A team of scientists and technology companies wants to harness the idle processing power of as many as two million personal computers to sift through millions of molecular combinations.
It would be part of a huge effort to uncover a cure for the virulent and contagious smallpox.
Scientists say the combined power of all of the PCs would be 30 times greater than the fastest supercomputer. Volunteers download a screensaver from www.grid.org. It runs whenever their computers have the resources to spare to perform computations for the project. When the user connects to the Internet, the computer sends data back to a central hub and gets another assignment.
Currently, the federal government is worried about a potential bioterror attack. There is a plan in place to help local communities deal with such an attack, should it happen.

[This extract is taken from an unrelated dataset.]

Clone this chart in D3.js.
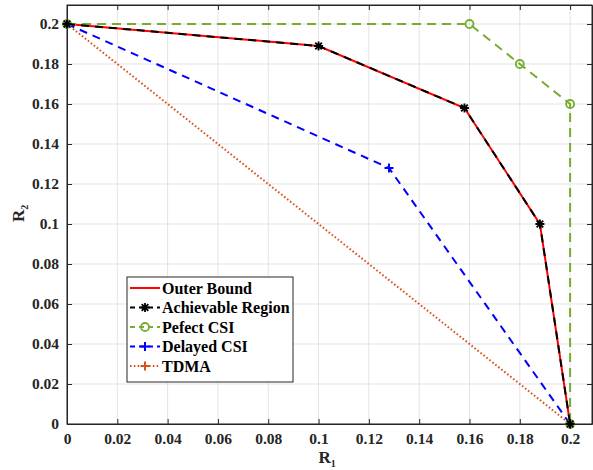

Here in mid-Michigan, some doctors, hospital staff and first responders will soon be rolling up their sleeves to get a smallpox vaccine, to make them immune to the disease.
However, the smallpox vaccine comes with a host of problems. There is a one or two in a million chance of dying from it, and the risk of other, serious complications are greater. People who have previously had the vaccine are less likely to have an adverse reaction to re-vaccination, but those same people are not currently immune to smallpox.
Mass vaccinations in the U.S. stopped in 1970. The vaccine is a live vaccine, made from a virus related to the smallpox virus. The vaccine was an integral part of the effort to wipe out smallpox around the world, and now, the virus exists only in laboratories for medical and bio-weapons research.